Information supplied>
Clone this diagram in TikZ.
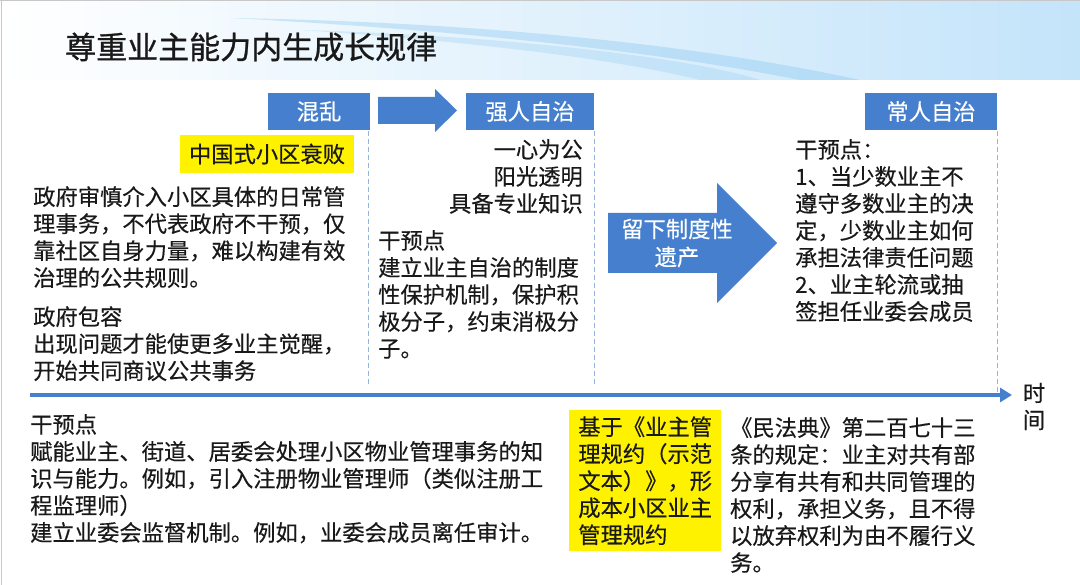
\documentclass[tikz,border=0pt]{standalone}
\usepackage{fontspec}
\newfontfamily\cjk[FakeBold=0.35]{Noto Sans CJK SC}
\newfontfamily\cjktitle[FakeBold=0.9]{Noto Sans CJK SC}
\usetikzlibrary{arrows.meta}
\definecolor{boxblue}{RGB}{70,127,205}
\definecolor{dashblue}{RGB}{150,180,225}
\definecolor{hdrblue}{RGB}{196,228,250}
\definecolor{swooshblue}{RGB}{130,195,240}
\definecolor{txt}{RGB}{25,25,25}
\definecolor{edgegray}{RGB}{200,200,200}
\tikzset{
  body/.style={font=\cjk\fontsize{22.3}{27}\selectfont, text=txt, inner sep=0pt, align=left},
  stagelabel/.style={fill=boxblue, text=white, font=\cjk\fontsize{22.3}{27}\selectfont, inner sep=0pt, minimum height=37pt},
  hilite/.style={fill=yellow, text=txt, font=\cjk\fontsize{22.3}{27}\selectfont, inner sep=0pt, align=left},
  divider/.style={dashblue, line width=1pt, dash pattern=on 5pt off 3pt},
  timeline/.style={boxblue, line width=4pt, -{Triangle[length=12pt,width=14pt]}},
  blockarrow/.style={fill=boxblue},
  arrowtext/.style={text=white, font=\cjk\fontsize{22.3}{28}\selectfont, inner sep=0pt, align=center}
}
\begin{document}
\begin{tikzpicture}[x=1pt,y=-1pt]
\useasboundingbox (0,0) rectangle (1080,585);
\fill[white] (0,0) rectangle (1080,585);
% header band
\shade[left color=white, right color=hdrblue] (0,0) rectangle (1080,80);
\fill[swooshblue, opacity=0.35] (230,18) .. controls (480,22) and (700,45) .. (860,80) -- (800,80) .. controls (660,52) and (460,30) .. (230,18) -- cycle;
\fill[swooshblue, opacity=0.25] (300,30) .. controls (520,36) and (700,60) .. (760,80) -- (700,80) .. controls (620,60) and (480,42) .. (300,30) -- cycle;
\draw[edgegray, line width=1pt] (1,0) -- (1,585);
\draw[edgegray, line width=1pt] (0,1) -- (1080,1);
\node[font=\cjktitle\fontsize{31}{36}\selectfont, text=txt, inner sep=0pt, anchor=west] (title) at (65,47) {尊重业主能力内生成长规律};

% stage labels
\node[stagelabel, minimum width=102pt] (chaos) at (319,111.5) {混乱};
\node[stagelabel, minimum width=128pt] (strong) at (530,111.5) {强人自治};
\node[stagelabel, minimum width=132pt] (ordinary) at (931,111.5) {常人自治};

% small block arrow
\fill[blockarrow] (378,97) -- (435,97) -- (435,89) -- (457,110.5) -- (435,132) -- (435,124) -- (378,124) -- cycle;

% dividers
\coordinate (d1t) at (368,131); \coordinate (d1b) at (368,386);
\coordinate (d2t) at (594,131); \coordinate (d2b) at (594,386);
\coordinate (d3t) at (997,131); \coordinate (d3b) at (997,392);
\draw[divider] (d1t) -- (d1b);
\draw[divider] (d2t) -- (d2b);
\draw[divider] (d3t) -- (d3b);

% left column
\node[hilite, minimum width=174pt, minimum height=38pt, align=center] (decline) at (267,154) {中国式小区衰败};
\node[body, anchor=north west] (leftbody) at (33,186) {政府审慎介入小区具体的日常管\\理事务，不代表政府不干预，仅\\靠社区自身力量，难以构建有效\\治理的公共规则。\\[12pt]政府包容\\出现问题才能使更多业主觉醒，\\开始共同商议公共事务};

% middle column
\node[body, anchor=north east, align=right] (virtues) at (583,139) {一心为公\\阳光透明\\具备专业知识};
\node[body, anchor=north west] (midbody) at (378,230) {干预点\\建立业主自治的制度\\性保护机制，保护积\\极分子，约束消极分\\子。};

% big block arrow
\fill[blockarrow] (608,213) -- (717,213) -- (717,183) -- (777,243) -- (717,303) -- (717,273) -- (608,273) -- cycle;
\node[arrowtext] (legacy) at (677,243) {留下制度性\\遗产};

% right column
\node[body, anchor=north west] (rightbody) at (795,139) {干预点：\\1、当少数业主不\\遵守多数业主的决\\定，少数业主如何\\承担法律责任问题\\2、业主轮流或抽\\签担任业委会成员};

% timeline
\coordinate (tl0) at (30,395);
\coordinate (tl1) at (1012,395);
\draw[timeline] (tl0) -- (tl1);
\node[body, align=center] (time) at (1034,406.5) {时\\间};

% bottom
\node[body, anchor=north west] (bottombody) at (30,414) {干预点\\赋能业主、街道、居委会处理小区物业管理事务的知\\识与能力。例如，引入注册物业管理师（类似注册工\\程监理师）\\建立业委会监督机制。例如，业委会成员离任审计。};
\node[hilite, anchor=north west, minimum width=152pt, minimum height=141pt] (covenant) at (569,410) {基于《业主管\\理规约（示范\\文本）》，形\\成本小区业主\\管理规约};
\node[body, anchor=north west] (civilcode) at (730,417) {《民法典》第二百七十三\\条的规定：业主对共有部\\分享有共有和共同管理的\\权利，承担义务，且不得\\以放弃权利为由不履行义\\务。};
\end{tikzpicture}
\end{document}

Prompt>
Transcribe the whole listing, character for character, but not its images.

In response>
Clone this diagram in TikZ.
\documentclass[tikz,border=0pt]{standalone}
\usepackage{fontspec}
\newfontfamily\cjk[FakeBold=0.35]{Noto Sans CJK SC}
\newfontfamily\cjktitle[FakeBold=0.9]{Noto Sans CJK SC}
\usetikzlibrary{arrows.meta}
\definecolor{boxblue}{RGB}{70,127,205}
\definecolor{dashblue}{RGB}{150,180,225}
\definecolor{hdrblue}{RGB}{196,228,250}
\definecolor{swooshblue}{RGB}{130,195,240}
\definecolor{txt}{RGB}{25,25,25}
\definecolor{edgegray}{RGB}{200,200,200}
\tikzset{
  body/.style={font=\cjk\fontsize{22.3}{27}\selectfont, text=txt, inner sep=0pt, align=left},
  stagelabel/.style={fill=boxblue, text=white, font=\cjk\fontsize{22.3}{27}\selectfont, inner sep=0pt, minimum height=37pt},
  hilite/.style={fill=yellow, text=txt, font=\cjk\fontsize{22.3}{27}\selectfont, inner sep=0pt, align=left},
  divider/.style={dashblue, line width=1pt, dash pattern=on 5pt off 3pt},
  timeline/.style={boxblue, line width=4pt, -{Triangle[length=12pt,width=14pt]}},
  blockarrow/.style={fill=boxblue},
  arrowtext/.style={text=white, font=\cjk\fontsize{22.3}{28}\selectfont, inner sep=0pt, align=center}
}
\begin{document}
\begin{tikzpicture}[x=1pt,y=-1pt]
\useasboundingbox (0,0) rectangle (1080,585);
\fill[white] (0,0) rectangle (1080,585);
% header band
\shade[left color=white, right color=hdrblue] (0,0) rectangle (1080,80);
\fill[swooshblue, opacity=0.35] (230,18) .. controls (480,22) and (700,45) .. (860,80) -- (800,80) .. controls (660,52) and (460,30) .. (230,18) -- cycle;
\fill[swooshblue, opacity=0.25] (300,30) .. controls (520,36) and (700,60) .. (760,80) -- (700,80) .. controls (620,60) and (480,42) .. (300,30) -- cycle;
\draw[edgegray, line width=1pt] (1,0) -- (1,585);
\draw[edgegray, line width=1pt] (0,1) -- (1080,1);
\node[font=\cjktitle\fontsize{31}{36}\selectfont, text=txt, inner sep=0pt, anchor=west] (title) at (65,47) {尊重业主能力内生成长规律};

% stage labels
\node[stagelabel, minimum width=102pt] (chaos) at (319,111.5) {混乱};
\node[stagelabel, minimum width=128pt] (strong) at (530,111.5) {强人自治};
\node[stagelabel, minimum width=132pt] (ordinary) at (931,111.5) {常人自治};

% small block arrow
\fill[blockarrow] (378,97) -- (435,97) -- (435,89) -- (457,110.5) -- (435,132) -- (435,124) -- (378,124) -- cycle;

% dividers
\coordinate (d1t) at (368,131); \coordinate (d1b) at (368,386);
\coordinate (d2t) at (594,131); \coordinate (d2b) at (594,386);
\coordinate (d3t) at (997,131); \coordinate (d3b) at (997,392);
\draw[divider] (d1t) -- (d1b);
\draw[divider] (d2t) -- (d2b);
\draw[divider] (d3t) -- (d3b);

% left column
\node[hilite, minimum width=174pt, minimum height=38pt, align=center] (decline) at (267,154) {中国式小区衰败};
\node[body, anchor=north west] (leftbody) at (33,186) {政府审慎介入小区具体的日常管\\理事务，不代表政府不干预，仅\\靠社区自身力量，难以构建有效\\治理的公共规则。\\[12pt]政府包容\\出现问题才能使更多业主觉醒，\\开始共同商议公共事务};

% middle column
\node[body, anchor=north east, align=right] (virtues) at (583,139) {一心为公\\阳光透明\\具备专业知识};
\node[body, anchor=north west] (midbody) at (378,230) {干预点\\建立业主自治的制度\\性保护机制，保护积\\极分子，约束消极分\\子。};

% big block arrow
\fill[blockarrow] (608,213) -- (717,213) -- (717,183) -- (777,243) -- (717,303) -- (717,273) -- (608,273) -- cycle;
\node[arrowtext] (legacy) at (677,243) {留下制度性\\遗产};

% right column
\node[body, anchor=north west] (rightbody) at (795,139) {干预点：\\1、当少数业主不\\遵守多数业主的决\\定，少数业主如何\\承担法律责任问题\\2、业主轮流或抽\\签担任业委会成员};

% timeline
\coordinate (tl0) at (30,395);
\coordinate (tl1) at (1012,395);
\draw[timeline] (tl0) -- (tl1);
\node[body, align=center] (time) at (1034,406.5) {时\\间};

% bottom
\node[body, anchor=north west] (bottombody) at (30,414) {干预点\\赋能业主、街道、居委会处理小区物业管理事务的知\\识与能力。例如，引入注册物业管理师（类似注册工\\程监理师）\\建立业委会监督机制。例如，业委会成员离任审计。};
\node[hilite, anchor=north west, minimum width=152pt, minimum height=141pt] (covenant) at (569,410) {基于《业主管\\理规约（示范\\文本）》，形\\成本小区业主\\管理规约};
\node[body, anchor=north west] (civilcode) at (730,417) {《民法典》第二百七十三\\条的规定：业主对共有部\\分享有共有和共同管理的\\权利，承担义务，且不得\\以放弃权利为由不履行义\\务。};
\end{tikzpicture}
\end{document}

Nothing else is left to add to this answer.